In Mozambique, the Universidade Eduardo Mondlane has celebrated the opening of its new Museum of Archaeology – the first to span the southeastern African nation’s history from the lower stone age to modern societies.
The museum in Maputo, affiliated with the Faculty of Arts and Social Sciences (FLCS) and managed by the Department of Archeology and Anthropology, is meant to serve as a cultural hub beyond the incalculable value of the archeological exhibits themselves. There’s space for academic lectures, galleries for sculpture, painting and photography exhibits, and settings for book launches and selected classes.
Dr.

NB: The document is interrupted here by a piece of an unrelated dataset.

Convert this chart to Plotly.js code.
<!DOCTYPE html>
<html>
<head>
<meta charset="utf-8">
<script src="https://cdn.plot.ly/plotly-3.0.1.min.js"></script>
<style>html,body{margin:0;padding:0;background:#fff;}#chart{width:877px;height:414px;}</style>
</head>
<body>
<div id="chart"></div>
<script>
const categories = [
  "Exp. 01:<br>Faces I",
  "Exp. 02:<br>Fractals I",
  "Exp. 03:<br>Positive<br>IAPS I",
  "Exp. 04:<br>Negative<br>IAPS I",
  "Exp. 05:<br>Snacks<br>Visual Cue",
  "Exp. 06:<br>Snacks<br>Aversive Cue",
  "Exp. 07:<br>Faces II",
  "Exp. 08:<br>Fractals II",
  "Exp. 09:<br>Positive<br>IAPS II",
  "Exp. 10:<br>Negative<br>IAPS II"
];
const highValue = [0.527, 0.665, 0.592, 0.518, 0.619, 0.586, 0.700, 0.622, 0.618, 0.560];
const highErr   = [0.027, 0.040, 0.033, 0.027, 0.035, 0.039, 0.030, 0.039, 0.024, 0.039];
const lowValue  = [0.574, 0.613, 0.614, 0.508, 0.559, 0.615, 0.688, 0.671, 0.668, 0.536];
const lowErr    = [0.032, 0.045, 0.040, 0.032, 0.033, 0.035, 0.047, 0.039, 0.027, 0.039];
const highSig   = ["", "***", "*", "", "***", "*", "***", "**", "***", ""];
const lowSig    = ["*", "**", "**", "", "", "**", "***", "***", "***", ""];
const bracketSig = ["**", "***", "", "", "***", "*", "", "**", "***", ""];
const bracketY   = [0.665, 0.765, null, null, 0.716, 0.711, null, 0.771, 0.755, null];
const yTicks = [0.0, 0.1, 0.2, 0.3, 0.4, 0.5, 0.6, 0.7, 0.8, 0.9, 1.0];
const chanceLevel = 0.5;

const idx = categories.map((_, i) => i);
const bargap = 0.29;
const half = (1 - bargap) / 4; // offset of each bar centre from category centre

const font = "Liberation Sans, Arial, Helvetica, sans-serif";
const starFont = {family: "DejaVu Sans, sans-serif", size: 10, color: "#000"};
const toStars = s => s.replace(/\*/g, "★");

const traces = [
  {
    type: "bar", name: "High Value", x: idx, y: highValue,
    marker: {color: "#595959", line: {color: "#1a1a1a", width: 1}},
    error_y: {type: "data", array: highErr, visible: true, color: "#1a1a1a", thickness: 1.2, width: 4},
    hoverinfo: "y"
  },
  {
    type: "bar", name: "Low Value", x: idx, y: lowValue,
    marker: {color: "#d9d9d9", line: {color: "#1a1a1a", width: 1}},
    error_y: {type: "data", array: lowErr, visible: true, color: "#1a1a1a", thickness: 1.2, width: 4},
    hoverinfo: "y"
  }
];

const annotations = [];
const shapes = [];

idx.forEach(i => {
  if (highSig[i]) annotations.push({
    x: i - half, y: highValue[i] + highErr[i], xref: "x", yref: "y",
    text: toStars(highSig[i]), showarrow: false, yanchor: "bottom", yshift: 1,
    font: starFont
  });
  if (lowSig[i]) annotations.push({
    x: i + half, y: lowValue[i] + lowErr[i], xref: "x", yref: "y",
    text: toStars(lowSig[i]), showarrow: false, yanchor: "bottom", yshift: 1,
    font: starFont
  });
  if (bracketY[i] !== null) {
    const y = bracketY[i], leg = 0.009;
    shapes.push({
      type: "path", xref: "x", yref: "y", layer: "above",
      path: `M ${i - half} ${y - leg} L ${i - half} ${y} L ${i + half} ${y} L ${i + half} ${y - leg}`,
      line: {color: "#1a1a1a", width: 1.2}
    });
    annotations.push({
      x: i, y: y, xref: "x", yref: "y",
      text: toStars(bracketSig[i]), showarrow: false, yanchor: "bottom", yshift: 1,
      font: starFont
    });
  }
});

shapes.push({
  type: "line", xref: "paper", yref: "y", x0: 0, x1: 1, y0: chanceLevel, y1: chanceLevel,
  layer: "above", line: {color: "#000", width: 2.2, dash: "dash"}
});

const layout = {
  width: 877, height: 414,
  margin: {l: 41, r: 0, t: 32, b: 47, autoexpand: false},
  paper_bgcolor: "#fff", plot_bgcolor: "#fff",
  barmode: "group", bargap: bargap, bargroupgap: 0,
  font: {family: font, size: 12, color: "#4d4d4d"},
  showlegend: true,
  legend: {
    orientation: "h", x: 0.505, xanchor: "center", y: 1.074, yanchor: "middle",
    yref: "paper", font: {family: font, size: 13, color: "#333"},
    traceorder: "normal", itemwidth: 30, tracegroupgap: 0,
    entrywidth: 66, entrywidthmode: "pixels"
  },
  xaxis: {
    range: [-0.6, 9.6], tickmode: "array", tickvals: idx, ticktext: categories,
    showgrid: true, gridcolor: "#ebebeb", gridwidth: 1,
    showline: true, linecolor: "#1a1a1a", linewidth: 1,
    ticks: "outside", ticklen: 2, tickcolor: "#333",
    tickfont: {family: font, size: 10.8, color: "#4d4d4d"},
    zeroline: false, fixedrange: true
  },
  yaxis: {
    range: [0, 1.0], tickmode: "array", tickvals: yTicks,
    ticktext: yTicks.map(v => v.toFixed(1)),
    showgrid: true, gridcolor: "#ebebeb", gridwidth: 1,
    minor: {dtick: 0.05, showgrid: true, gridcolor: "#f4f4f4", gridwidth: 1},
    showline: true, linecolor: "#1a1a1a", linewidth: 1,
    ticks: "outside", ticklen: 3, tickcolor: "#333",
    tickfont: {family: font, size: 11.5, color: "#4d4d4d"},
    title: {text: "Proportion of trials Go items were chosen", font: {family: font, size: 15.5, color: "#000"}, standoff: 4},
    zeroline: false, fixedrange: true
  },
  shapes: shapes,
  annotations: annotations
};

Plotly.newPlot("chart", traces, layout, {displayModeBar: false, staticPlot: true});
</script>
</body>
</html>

Cláudio Mongoi, the FLCS director, envisions a space devoted to inspiration and wisdom as multiple academic disciplines – in languages and literature, political science, history or anthropology – intersect in their missions. “A place where the different humanities and social sciences know each other,” he said during Tuesday’s inauguration. “A place that breathes and overflows peace, harmony and cohesion.”
Dr. Orlando Quilambo, rector at the university, said he hopes that archeological research conducted at Universidade Eduardo Mondlane in conjunction with the museum will advance cooperation with scientists in the international community. He noted the role of the Swedish Agency for Research Cooperation with Developing Countries (SAREC) as a partner in Mozambique’s training and research.
“We hope that the Museum of Archeology, from now on, will be a place of choice in terms of cultural tourism, academic tourism and leisure for anyone who visits our country, our city and our university,” Mongoi said.
The university, Mozambique’s oldest, is named for an icon of the country’s independence movement and the first president of FRELIMO, the Mozambique Liberation Front ruling political party. Mondlane, trained as an anthropologist and sociologist, was assassinated in 1969.